Charles Alston US, 1907-1977


"Fact is based upon vulgar matter."


- Charles Alston

Painter and sculptor Charles Alston was born in Charlotte, North Carolina, and moved to New York City as a child, where he attended high school and college, earning his MFA at Columbia University. Alston painted during the Harlem Renaissance, experimenting with African motifs as well as depicting the lives of ordinary black Americans. During the Great Depression, he was one of only a few African American supervisors for the Works Progress Administration (WPA), and he taught many young artists, including Jacob Lawrence, at the WPA-sponsored Harlem Community Art Center.
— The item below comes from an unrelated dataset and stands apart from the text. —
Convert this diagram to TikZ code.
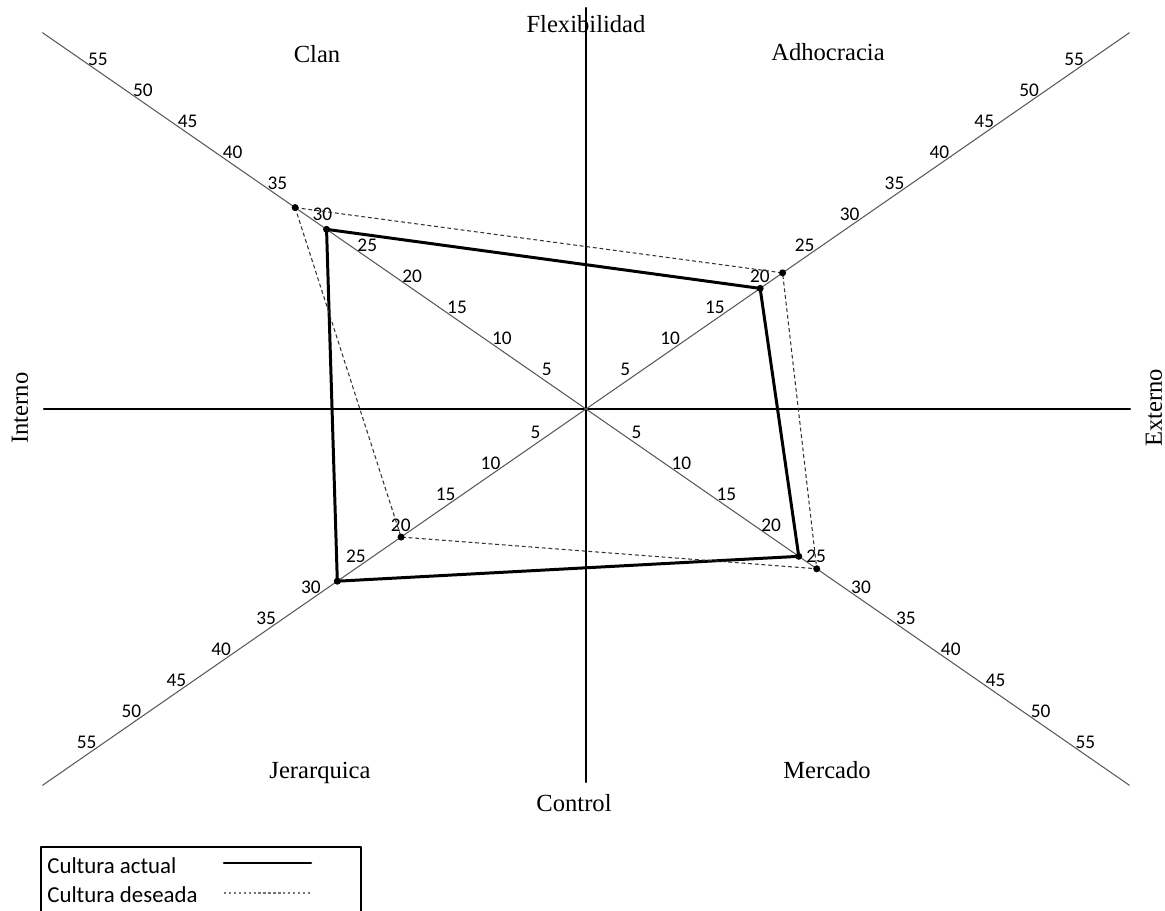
\documentclass[tikz,border=0pt]{standalone}
\usepackage{fontspec}
\setmainfont{Liberation Serif}
\newfontfamily\calibri{Carlito}
\usetikzlibrary{calc}

\begin{document}
\begin{tikzpicture}[line cap=round,line join=round,x=0.02cm,y=0.02cm,
    axis/.style={line width=1.3pt, black},
    diag/.style={line width=0.6pt, black!65},
    actual/.style={line width=1.7pt, black},
    deseada/.style={line width=0.6pt, black!80, line cap=butt, dash pattern=on 2.2pt off 1.6pt},
    quad/.style={font=\fontsize{14}{16}\selectfont, inner sep=0pt},
    tick/.style={font=\calibri\fontsize{11}{13}\selectfont, inner sep=0pt},
    leg/.style={font=\calibri\fontsize{13}{15}\selectfont, inner sep=0pt, anchor=west},
    dot/.style={circle, fill=black, inner sep=0pt, minimum size=4pt}]
                        \useasboundingbox (-586,-501) rectangle (579,409);

                        % ejes
                        \coordinate (top) at (0,401);
                        \coordinate (bottom) at (0,-373);
                        \coordinate (left) at (-542,0);
                        \coordinate (right) at (544,0);
                        \draw [axis] (top) -- (bottom);
                        \draw [axis] (left) -- (right);

                        % diagonales
                        \coordinate (ul) at (145.3:661);
                        \coordinate (ur) at (34.7:661);
                        \coordinate (ll) at (214.7:661);
                        \coordinate (lr) at (-34.7:661);
                        \draw [diag] (ul) -- (lr);
                        \draw [diag] (ur) -- (ll);

                        \foreach \v in {5,10,...,55} {
                            \node[tick] (ul\v) at ($(145.3:{\v*10.92})+(55.3:10)$) {\v};
                            \node[tick] (ur\v) at ($(34.7:{\v*10.92})+(124.7:10)$) {\v};
                            \node[tick] (lr\v) at ($(-34.7:{\v*10.92})+(55.3:10)$) {\v};
                            \node[tick] (ll\v) at ($(214.7:{\v*10.92})+(124.7:10)$) {\v};
                        }

                        % cultura actual
                        \coordinate (clanA) at (145.3:{28.9*10.92});
                        \coordinate (adhA) at (34.7:{19.4*10.92});
                        \coordinate (merA) at (-34.7:{23.7*10.92});
                        \coordinate (jerA) at (214.7:{27.7*10.92});
                        \draw [actual] (clanA) -- (adhA) -- (merA) -- (jerA) -- cycle;

                        % cultura deseada
                        \coordinate (clanD) at (145.3:{32.4*10.92});
                        \coordinate (adhD) at (34.7:{21.9*10.92});
                        \coordinate (merD) at (-34.7:{25.7*10.92});
                        \coordinate (jerD) at (214.7:{20.6*10.92});
                        \draw [deseada] (clanD) -- (adhD) -- (merD) -- (jerD) -- cycle;

                        \foreach \p in {clanA,adhA,merA,jerA,clanD,adhD,merD,jerD}
                            \node[dot] (\p-dot) at (\p) {};

                        \node[quad] (flex) at (0,385) {Flexibilidad};
                        \node[quad] (control) at (-12,-394) {Control};
                        \node[quad, rotate=90] (interno) at (-566,1) {Interno};
                        \node[quad, rotate=90] (externo) at (568,1) {Externo};
                        \node[quad] (clan) at (-269,355) {Clan};
                        \node[quad] (adhocracia) at (242,357) {Adhocracia};
                        \node[quad] (jerarquica) at (-266,-364) {Jerarquica};
                        \node[quad] (mercado) at (241,-361) {Mercado};

                        % leyenda
                        \node[leg] (legA) at (-539,-457) {Cultura actual};
                        \node[leg] (legD) at (-539,-486) {Cultura deseada};
                        \coordinate (legA1) at (-362,-454);
                        \coordinate (legA2) at (-275,-454);
                        \coordinate (legD1) at (-362,-484);
                        \coordinate (legD2) at (-275,-484);
                        \draw [line width=1.5pt] (legA1) -- (legA2);
                        \draw [line width=0.6pt, black!55, line cap=butt, dash pattern=on 1.4pt off 1.4pt] (legD1) -- (legD2);
                        \draw [line width=1.4pt, line cap=butt] (-545,-438) rectangle (-225,-504);
                    \end{tikzpicture}
\end{document}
Later, Alston helped found Spiral, a group of New York African American artists who met regularly during the 1960s to discuss the relationship of their art to struggles for racial justice. Claiming the influence of the Civil Rights movement on his work, Alston stated, “the basically important thing is making a good picture … out of what your experience has been, and mine has been the experience of a black man in a fairly racist country.” Alston was one of the first black artists to have work exhibited in the Museum of Modern Art. His artwork can also be found in the Metropolitan Museum of Art, the Whitney Museum of American Art, the National Museum of African American History and Culture, the Detroit Institute of Art, Butler Art Institute, and Clark Atlanta University Art Galleries.